Can you be cool and constructive, too? Independent designers are showing the way

On 28th October 2017, the first Snobcon event was held at New Mount Street, Stratford. The streetwear convention ran from 11.30am – 17.30pm.

Snobcon is a new convention that was held to connect street wear enthusiasts with “street culture snobs”.

Private sellers of Vintage & preowened merchandised filled their tables with unique pieces from brands such as Supreme, Nike, Adidas, Bape and many more.

As well as household names, independent clothing brands such as Apathy Threads, The Wake Up Collection and More Love were also available for purchase. Here are the ones which caught my eye.

Arif Ferdous – The Wake Up Collection

www.afferdous.com

The Wake Up Collection Photo Credit: Debbie Langele

Arif incorporates his views on religion, politics and society into the clothes he designs. One image featured in his line shows people running around in what seems to be a riot scene. “I’m rebelling against things that people don’t really want to think about, ” Arif insist. “I like making people think!”.

When asked about his “DEATH IS MOST CERTAIN ” slogan, his response was “people think of it in different ways but for me personally, I see it as you’ve got to make the most out of life…you should do what ever you want to do”.

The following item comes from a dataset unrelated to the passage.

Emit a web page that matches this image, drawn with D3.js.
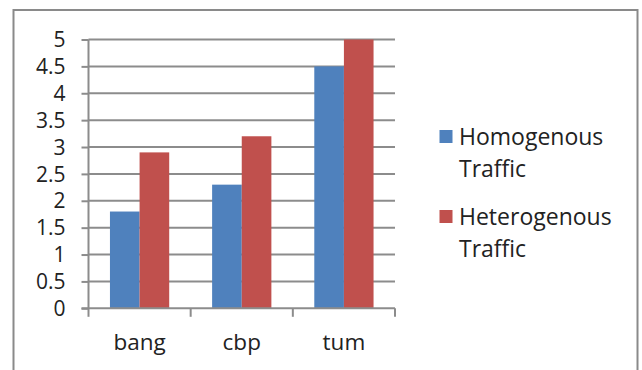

Samuel John Butt – More Love

www.samueljohnbutt.com

Samuel John Butt – More Love Photo Credit: Debbie Langele

Samuel John customises clothes and shoes with his More Love designs in a graffiti style. But there is also a charitable side to his work, designed quite simply to communicate more  more love. Sam explains how it works: “You get one to have for yourself, one is given to you to give to a friend and then the third product goes to someone in charity someone in need who wouldn’t have access to this clothing”.

Tyler & Ash – Apathy Threads

www.apathythreads.com

Apathy Threads Clothing Line Photo credit: Debbie Langele.

Apathy Threads incorporate a Worldwide influence on each of their garments. One in particular is based on the design of the Celtic tree of life. The garment contains message of hope. “We have an indifference to mainstream clothing… we want to show something positive,” Tyler explains.